Wolfe, who most recently worked on "Alphas," is putting together "Defender," based on the aftermath of an intergalactic war between humans and transhumance. This would actually be a starship-based ship, as we previously reported, taking Syfy back to space for the first time in .. well too long.
"The Family" is being written by Dan Harris who did some good stuff for "X2" but not so good stuff in "Superman Returns." It focuses on an alien family that has to hide among humans -- but do it in plain sight. But it's not long before the family divides itself, debating whether they should reveal themselves -- and their superior power -- to humans.
Nearly all sound like great shows that Syfy should get into production right away, but there is only room for so many on the production slate. That means only time will tell what makes it and what doesn't.

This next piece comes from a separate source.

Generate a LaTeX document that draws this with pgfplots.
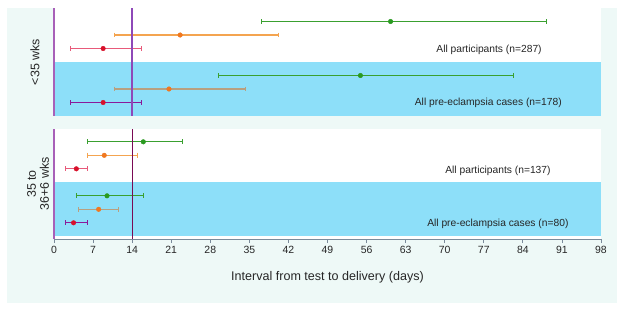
\documentclass[border=0pt]{standalone}
\usepackage{pgfplots}
\pgfplotsset{compat=1.18}
\usepackage{fontspec}
\setmainfont{Liberation Sans}
\definecolor{mint}{HTML}{EEF9F7}
\definecolor{band}{HTML}{8DDFF9}
\definecolor{gline}{HTML}{3AA030}
\definecolor{gdot}{HTML}{2A9A20}
\definecolor{oline}{HTML}{F4A450}
\definecolor{odot}{HTML}{F07820}
\definecolor{oblue}{HTML}{B8A080}
\definecolor{rline}{HTML}{E85A7A}
\definecolor{rdot}{HTML}{D8102A}
\definecolor{rblue}{HTML}{8A1A9A}
\definecolor{vzero}{HTML}{A860B8}
\definecolor{vtop}{HTML}{8E48B8}
\definecolor{vbot}{HTML}{7A0A55}
\definecolor{axgray}{HTML}{7A8A9A}
\pgfplotsset{
  ci/.style={mark=|, mark size=2.4bp, line width=1.15bp, mark options={solid, line width=1.15bp}},
  pt/.style={only marks, mark=*, mark size=2.3bp},
  panel/.style={scale only axis, width=547bp, xmin=0, xmax=98, clip=false,
    axis background/.style={fill=white}, ytick=\empty},
}
\tikzset{lab/.style={anchor=east, font=\fontsize{10.3}{12}\selectfont, text=black!85}}
\begin{document}
\begin{tikzpicture}
\path (0,0) rectangle (624bp,312bp);
\fill[mint] (7bp,9bp) rectangle (617bp,304bp);
% ---------------- top panel: <35 wks
\begin{axis}[panel, at={(54bp,196bp)}, anchor=south west, height=108bp,
  ymin=0, ymax=8, xtick=\empty, axis line style={draw=none}]
\fill[band] (axis cs:0,0) rectangle (axis cs:98,4);
% all participants
\addplot[ci, gline] coordinates {(37.2,7) (88.3,7)};
\addplot[pt, gdot] coordinates {(60.3,7)};
\addplot[ci, oline] coordinates {(10.9,6) (40.2,6)};
\addplot[pt, odot] coordinates {(22.6,6)};
\addplot[ci, rline] coordinates {(3.0,5) (15.7,5)};
\addplot[pt, rdot] coordinates {(8.8,5)};
% pre-eclampsia cases
\addplot[ci, gline] coordinates {(29.4,3) (82.4,3)};
\addplot[pt, gdot] coordinates {(54.9,3)};
\addplot[ci, oblue] coordinates {(10.9,2) (34.3,2)};
\addplot[pt, odot] coordinates {(20.6,2)};
\addplot[ci, rblue] coordinates {(3.0,1) (15.7,1)};
\addplot[pt, rdot] coordinates {(8.8,1)};
% reference lines
\addplot[vzero, line width=1.3bp] coordinates {(0,0) (0,8)};
\addplot[vtop, line width=1.3bp] coordinates {(14,0) (14,8)};
\node[lab] at (axis cs:88.0,4.9) {All participants (n=287)};
\node[lab] at (axis cs:91.6,0.96) {All pre-eclampsia cases (n=178)};
\node[rotate=90, font=\fontsize{12.5}{13}\selectfont, text=black!85] at ([xshift=-19bp]rel axis cs:0,0.5) {<35 wks};
\end{axis}
% ---------------- bottom panel: 35 to 36+6 wks
\begin{axis}[panel, at={(54bp,73bp)}, anchor=south west, height=110bp,
  ymin=-0.2, ymax=7.95,
  axis x line*=bottom, axis y line=none,
  x axis line style={draw=axgray, line width=0.8bp},
  xtick={0,7,...,98}, tick align=outside, major tick length=4bp,
  tick style={draw=axgray, line width=0.8bp},
  /pgf/number format/assume math mode=true,
  xticklabel style={font=\fontsize{10.5}{12}\selectfont, text=black!85},
  xlabel={Interval from test to delivery (days)},
  xlabel style={at={(axis description cs:0.5,0)}, anchor=center, yshift=-38bp,
    font=\fontsize{12.6}{14}\selectfont, text=black!85}]
\fill[band] (axis cs:0,0) rectangle (axis cs:98,4);
% all participants
\addplot[ci, gline] coordinates {(6.0,7) (23.0,7)};
\addplot[pt, gdot] coordinates {(16.0,7)};
\addplot[ci, oline] coordinates {(6.0,6) (15.0,6)};
\addplot[pt, odot] coordinates {(9.0,6)};
\addplot[ci, rline] coordinates {(2.0,5) (6.0,5)};
\addplot[pt, rdot] coordinates {(4.0,5)};
% pre-eclampsia cases
\addplot[ci, gline] coordinates {(4.0,3) (16.0,3)};
\addplot[pt, gdot] coordinates {(9.5,3)};
\addplot[ci, oblue] coordinates {(4.4,2) (11.5,2)};
\addplot[pt, odot] coordinates {(8.0,2)};
\addplot[ci, rblue] coordinates {(2.0,1) (6.0,1)};
\addplot[pt, rdot] coordinates {(3.5,1)};
% reference lines
\addplot[vzero, line width=1.3bp] coordinates {(0,-0.2) (0,7.95)};
\addplot[vbot, line width=1.2bp] coordinates {(14,-0.2) (14,7.95)};
\node[lab] at (axis cs:89.6,4.84) {All participants (n=137)};
\node[lab] at (axis cs:92.8,0.91) {All pre-eclampsia cases (n=80)};
\node[rotate=90, align=center, font=\fontsize{12.5}{13}\selectfont, text=black!85] at ([xshift=-16bp]rel axis cs:0,0.5) {35 to\\36+6 wks};
\end{axis}
\end{tikzpicture}
\end{document}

"Over its 20-year history, Syfy has always pushed the boundaries of our genre and the entertainment experience," said Mark Stern, Syfy's president of original programming, in a release. "This new crop of innovative, thought-provoking, emotionally charged programming will propel us even farther as we imagine all the greater possibilities ahead for the powerful Syfy brand."
Syfy also announced six new reality series coming to the channel this year, with another 17 more in development.